Because it is permanent, even more so than large private companies.
And among the many government jobs desperately sought after is in the armed forces.
Which is why the riots by aspiring armed forces job seekers against the government's Agnipath scheme should not really be surprising.
Think about it: The government wants you to join the army, put your life and limb at risk for the nation, and after four years, it 'may' hire you as a permanent soldier.
Twenty five per cent, the government informs us, will be hired.
What happens to the remaining 75% who suddenly find themselves four years older and unemployed?
The Modi government has told us that the Agniveers (soldiers who have completed the Agnipath programme) will be given priority in employment.
Priority? What does that even mean?
Nobody, repeat nobody, wants priority in being employed. They want employment, plain and simple.
So, if the government really means what it says, all it has to do is actually guarantee that the 75% Agniveers who are unable to join the armed forces will be absorbed in government jobs, be it the central police, the state police, the government administration, as clerks or as workers, or in the private sector as permanent employees.
Please note: The word here is not 'prioritise', but a 'promise'. Of employment.
Prioritising employment isn't convincing because as youngsters today know only too well, the job market is in a pathetic shape.
Recently, there was a news report about how 17 lakh (1.7 million) people turned up for 3,400 talati (administrative) jobs in Gujarat, one of India's richer and most industrialised states.
If in Gujarat jobs are so scarce, how much worse must it be in other states?
What is most shocking is that such news is no longer shocking.
There are no jobs, and now, in the armed forces, seen as the bastion of employment and a source of pride, instead of a permanent job, you are being offered a four-year contract with no promise of employment post that for 3/4 of them.
Where does a youngster go? Ergo, the riots.
The riots are also a reflection of the waning of Prime Minister Narendra Damodardas Modi's political capital.
Even though Modi remains peerless, the truth is that today, his and his government's word is no longer as respected as it was earlier.
All his past statements told to us over the last decade and his unfulfilled promises are coming home to roost.

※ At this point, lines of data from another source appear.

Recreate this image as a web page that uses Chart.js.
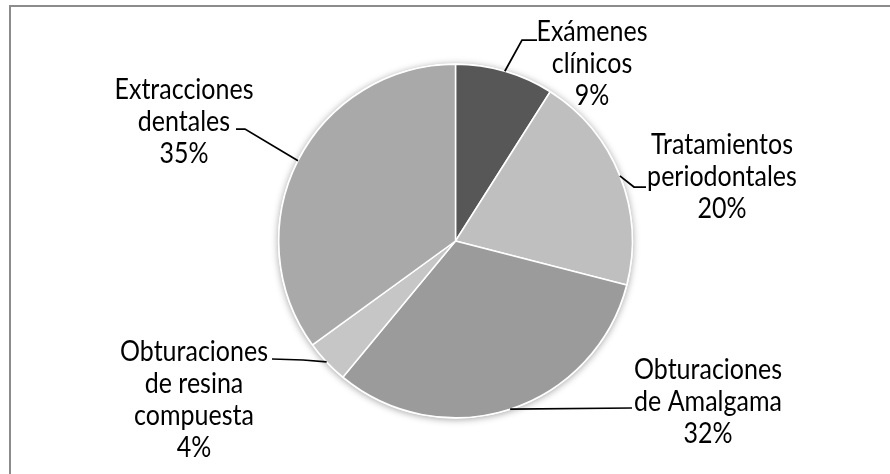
<!DOCTYPE html>
<html>
<head>
<meta charset="utf-8">
<script src="https://cdn.jsdelivr.net/npm/chart.js@4"></script>
<style>
  html, body { margin: 0; padding: 0; background: #ffffff; }
  #wrap { position: relative; width: 890px; height: 474px; overflow: hidden; }
  #frame { position: absolute; left: 9px; top: 5px; width: 900px; height: 500px; border: 2px solid #8c8c8c; box-sizing: border-box; pointer-events: none; }
  canvas { position: absolute; left: 0; top: 0; }
</style>
</head>
<body>
<div id="wrap">
  <canvas id="c" width="890" height="474"></canvas>
  <div id="frame"></div>
</div>
<script>
// ---- data ----
const categories = ['Exámenes clínicos', 'Tratamientos periodontales', 'Obturaciones de Amalgama', 'Obturaciones de resina compuesta', 'Extracciones dentales'];
const categoryLines = [['Exámenes', 'clínicos'], ['Tratamientos', 'periodontales'], ['Obturaciones', 'de Amalgama'], ['Obturaciones', 'de resina', 'compuesta'], ['Extracciones', 'dentales']];
const values = [9, 20, 32, 4, 35];
const sliceColors = ['#575757', '#bfbfbf', '#9b9b9b', '#c6c6c6', '#a9a9a9'];

// ---- label layout (annotation positions) ----
const labelLayout = [
  { cx: 592, y0: 32,  knee: [522, 40],  end: [537, 40] },
  { cx: 722, y0: 145, knee: [634, 187], end: [646, 187] },
  { cx: 708, y0: 370, knee: null,       end: [632, 408] },
  { cx: 194, y0: 352, knee: [303, 360], end: [272, 359] },
  { cx: 184, y0: 90,  knee: [245, 129], end: [236, 129] }
];
const LINE_H = 32;
const FONT = '25px Lato, "Open Sans", sans-serif';
const TEXT_STRETCH = 1.12;

const shadowPlugin = {
  id: 'pieShadow',
  beforeDatasetsDraw(chart) {
    const arc = chart.getDatasetMeta(0).data[0];
    if (!arc) return;
    const ctx = chart.ctx;
    ctx.save();
    ctx.shadowColor = 'rgba(0,0,0,0.35)';
    ctx.shadowBlur = 7;
    ctx.shadowOffsetX = 0;
    ctx.shadowOffsetY = 1;
    ctx.fillStyle = '#ffffff';
    ctx.beginPath();
    ctx.arc(arc.x, arc.y, arc.outerRadius + 1, 0, Math.PI * 2);
    ctx.fill();
    ctx.restore();
  }
};

const labelPlugin = {
  id: 'pieLabels',
  afterDatasetsDraw(chart) {
    const ctx = chart.ctx;
    const meta = chart.getDatasetMeta(0);
    meta.data.forEach((arc, i) => {
      const L = labelLayout[i];
      const mid = (arc.startAngle + arc.endAngle) / 2;
      const px = arc.x + Math.cos(mid) * arc.outerRadius;
      const py = arc.y + Math.sin(mid) * arc.outerRadius;
      ctx.save();
      ctx.strokeStyle = '#000000';
      ctx.lineWidth = 1.75;
      ctx.beginPath();
      ctx.moveTo(px, py);
      if (L.knee) ctx.lineTo(L.knee[0], L.knee[1]);
      ctx.lineTo(L.end[0], L.end[1]);
      ctx.stroke();
      ctx.restore();

      const lines = categoryLines[i].concat([values[i] + '%']);
      lines.forEach((t, k) => {
        ctx.save();
        ctx.translate(L.cx, L.y0 + k * LINE_H);
        ctx.scale(1, TEXT_STRETCH);
        ctx.fillStyle = '#000000';
        ctx.font = FONT;
        ctx.textAlign = 'center';
        ctx.textBaseline = 'middle';
        ctx.fillText(t, 0, 0);
        ctx.restore();
      });
    });
  }
};

new Chart(document.getElementById('c'), {
  type: 'pie',
  data: {
    labels: categories,
    datasets: [{
      data: values,
      backgroundColor: sliceColors,
      borderColor: '#ffffff',
      borderWidth: 1.5
    }]
  },
  options: {
    responsive: false,
    animation: false,
    layout: { padding: { left: 278, right: 257, top: 63.5, bottom: 55.5 } },
    plugins: {
      legend: { display: false },
      tooltip: { enabled: false }
    }
  },
  plugins: [shadowPlugin, labelPlugin]
});
</script>
</body>
</html>
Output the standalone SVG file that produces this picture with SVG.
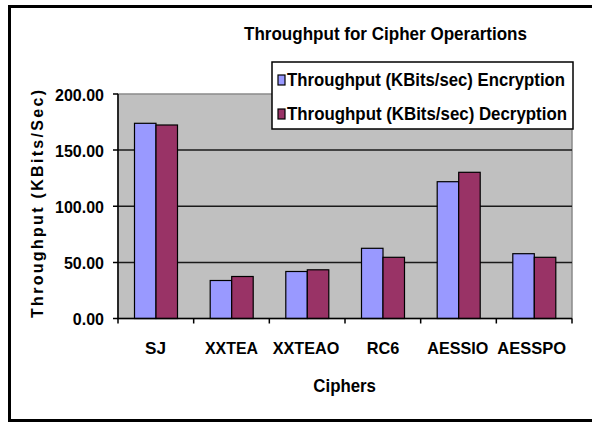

We were promised two crore (20 million) jobs, now the government is speaking of filling up just 10 lakh (1 million) posts.
We were told that demonetisation would destroy terrorism in Kashmir. It hasn't.
Let us not even get into his promises of cheaper petrol and a stronger rupee (vis a vis the dollar); they were just bombast to win the elections.
Had Modi announced this Agnipath scheme in 2014, he might have still gotten away; in 2022, his promises are wearing thin. Especially when it comes to the economy and employment.
The question, of course, is why cannot the government promise that 'all' Agniveers will be employed post their tour of duty, if not in the armed forces, then in some other government or private sector job.
That opens up a whole new set of questions.
We still don't know what marketable skill an Agniveer will possess when he finishes his four years?
What will be his qualification? What happens to his studies, which he has stopped at age 17 to serve India?
Will he be able to go back and study further even though he is now four years older and might be over the age limit that Indian institutions invariably set?
These are the questions that the government should have thought of before rushing in to announce this scheme.
Incidentally, on Twitter and Facebook, a query was raised: If MLAs and MPs can be promised a life-long pension after serving just one term of five years, why can't those who are risking their lives for India be given pensions?
Personally, I would love to hear a logical answer to this question. The point here is not that this question came up, but that the Modi government failed to anticipate this question, or the other concerns that have been raised.
It would seem the Modi government was too arrogant in thinking there would be no repercussions or it was ill-prepared. That too is worrisome.